**Brief**
Produce an exact copy of all the data below, dropping every image.

**Dataset content**
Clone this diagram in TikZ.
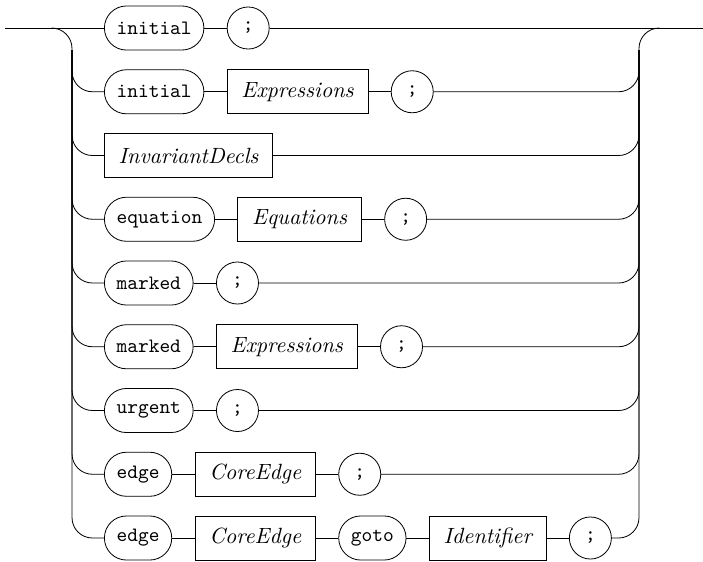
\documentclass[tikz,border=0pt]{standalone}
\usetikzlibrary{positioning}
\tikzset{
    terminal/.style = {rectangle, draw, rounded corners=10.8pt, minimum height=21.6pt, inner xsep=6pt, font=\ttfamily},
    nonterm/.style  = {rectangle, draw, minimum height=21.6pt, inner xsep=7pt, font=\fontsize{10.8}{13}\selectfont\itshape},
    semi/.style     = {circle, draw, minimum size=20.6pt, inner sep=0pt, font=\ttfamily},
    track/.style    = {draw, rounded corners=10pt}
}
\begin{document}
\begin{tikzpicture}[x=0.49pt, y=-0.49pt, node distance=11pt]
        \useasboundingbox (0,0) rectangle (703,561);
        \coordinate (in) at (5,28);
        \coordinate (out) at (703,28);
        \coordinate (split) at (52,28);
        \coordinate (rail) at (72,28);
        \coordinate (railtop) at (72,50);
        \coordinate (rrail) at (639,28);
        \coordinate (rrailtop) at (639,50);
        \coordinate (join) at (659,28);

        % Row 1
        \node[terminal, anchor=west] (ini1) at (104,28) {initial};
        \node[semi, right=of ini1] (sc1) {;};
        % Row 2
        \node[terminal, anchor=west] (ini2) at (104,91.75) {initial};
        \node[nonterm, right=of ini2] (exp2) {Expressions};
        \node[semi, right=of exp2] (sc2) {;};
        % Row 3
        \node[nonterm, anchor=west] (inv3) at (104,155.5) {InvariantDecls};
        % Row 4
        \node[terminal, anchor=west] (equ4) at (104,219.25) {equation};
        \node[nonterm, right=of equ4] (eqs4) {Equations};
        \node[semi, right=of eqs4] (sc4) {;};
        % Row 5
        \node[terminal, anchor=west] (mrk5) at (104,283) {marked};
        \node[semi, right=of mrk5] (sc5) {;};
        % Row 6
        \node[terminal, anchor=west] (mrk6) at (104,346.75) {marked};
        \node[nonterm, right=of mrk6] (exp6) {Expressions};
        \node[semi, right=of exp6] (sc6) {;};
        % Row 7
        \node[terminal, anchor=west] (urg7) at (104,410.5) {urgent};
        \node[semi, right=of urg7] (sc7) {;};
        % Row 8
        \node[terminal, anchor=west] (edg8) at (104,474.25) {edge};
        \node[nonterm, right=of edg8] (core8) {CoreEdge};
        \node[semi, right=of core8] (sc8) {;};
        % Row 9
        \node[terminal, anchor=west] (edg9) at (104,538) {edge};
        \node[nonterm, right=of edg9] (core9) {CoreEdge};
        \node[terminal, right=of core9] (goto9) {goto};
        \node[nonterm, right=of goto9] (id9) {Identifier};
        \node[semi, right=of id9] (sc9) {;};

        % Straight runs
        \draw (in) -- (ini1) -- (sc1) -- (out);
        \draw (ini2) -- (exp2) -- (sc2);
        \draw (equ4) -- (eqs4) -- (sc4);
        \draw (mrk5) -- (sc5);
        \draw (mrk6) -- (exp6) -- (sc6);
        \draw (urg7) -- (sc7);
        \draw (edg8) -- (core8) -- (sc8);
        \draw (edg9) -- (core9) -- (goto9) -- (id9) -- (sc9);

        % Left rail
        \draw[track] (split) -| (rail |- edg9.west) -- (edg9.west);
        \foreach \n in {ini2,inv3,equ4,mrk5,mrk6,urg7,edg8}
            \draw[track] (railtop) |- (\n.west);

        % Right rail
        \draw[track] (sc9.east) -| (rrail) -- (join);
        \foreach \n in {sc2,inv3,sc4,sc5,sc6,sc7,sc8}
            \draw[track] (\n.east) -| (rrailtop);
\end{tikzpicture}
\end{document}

**Written solution**
Clone this diagram in TikZ.
\documentclass[tikz,border=0pt]{standalone}
\usetikzlibrary{positioning}
\tikzset{
    terminal/.style = {rectangle, draw, rounded corners=10.8pt, minimum height=21.6pt, inner xsep=6pt, font=\ttfamily},
    nonterm/.style  = {rectangle, draw, minimum height=21.6pt, inner xsep=7pt, font=\fontsize{10.8}{13}\selectfont\itshape},
    semi/.style     = {circle, draw, minimum size=20.6pt, inner sep=0pt, font=\ttfamily},
    track/.style    = {draw, rounded corners=10pt}
}
\begin{document}
\begin{tikzpicture}[x=0.49pt, y=-0.49pt, node distance=11pt]
        \useasboundingbox (0,0) rectangle (703,561);
        \coordinate (in) at (5,28);
        \coordinate (out) at (703,28);
        \coordinate (split) at (52,28);
        \coordinate (rail) at (72,28);
        \coordinate (railtop) at (72,50);
        \coordinate (rrail) at (639,28);
        \coordinate (rrailtop) at (639,50);
        \coordinate (join) at (659,28);

        % Row 1
        \node[terminal, anchor=west] (ini1) at (104,28) {initial};
        \node[semi, right=of ini1] (sc1) {;};
        % Row 2
        \node[terminal, anchor=west] (ini2) at (104,91.75) {initial};
        \node[nonterm, right=of ini2] (exp2) {Expressions};
        \node[semi, right=of exp2] (sc2) {;};
        % Row 3
        \node[nonterm, anchor=west] (inv3) at (104,155.5) {InvariantDecls};
        % Row 4
        \node[terminal, anchor=west] (equ4) at (104,219.25) {equation};
        \node[nonterm, right=of equ4] (eqs4) {Equations};
        \node[semi, right=of eqs4] (sc4) {;};
        % Row 5
        \node[terminal, anchor=west] (mrk5) at (104,283) {marked};
        \node[semi, right=of mrk5] (sc5) {;};
        % Row 6
        \node[terminal, anchor=west] (mrk6) at (104,346.75) {marked};
        \node[nonterm, right=of mrk6] (exp6) {Expressions};
        \node[semi, right=of exp6] (sc6) {;};
        % Row 7
        \node[terminal, anchor=west] (urg7) at (104,410.5) {urgent};
        \node[semi, right=of urg7] (sc7) {;};
        % Row 8
        \node[terminal, anchor=west] (edg8) at (104,474.25) {edge};
        \node[nonterm, right=of edg8] (core8) {CoreEdge};
        \node[semi, right=of core8] (sc8) {;};
        % Row 9
        \node[terminal, anchor=west] (edg9) at (104,538) {edge};
        \node[nonterm, right=of edg9] (core9) {CoreEdge};
        \node[terminal, right=of core9] (goto9) {goto};
        \node[nonterm, right=of goto9] (id9) {Identifier};
        \node[semi, right=of id9] (sc9) {;};

        % Straight runs
        \draw (in) -- (ini1) -- (sc1) -- (out);
        \draw (ini2) -- (exp2) -- (sc2);
        \draw (equ4) -- (eqs4) -- (sc4);
        \draw (mrk5) -- (sc5);
        \draw (mrk6) -- (exp6) -- (sc6);
        \draw (urg7) -- (sc7);
        \draw (edg8) -- (core8) -- (sc8);
        \draw (edg9) -- (core9) -- (goto9) -- (id9) -- (sc9);

        % Left rail
        \draw[track] (split) -| (rail |- edg9.west) -- (edg9.west);
        \foreach \n in {ini2,inv3,equ4,mrk5,mrk6,urg7,edg8}
            \draw[track] (railtop) |- (\n.west);

        % Right rail
        \draw[track] (sc9.east) -| (rrail) -- (join);
        \foreach \n in {sc2,inv3,sc4,sc5,sc6,sc7,sc8}
            \draw[track] (\n.east) -| (rrailtop);
\end{tikzpicture}
\end{document}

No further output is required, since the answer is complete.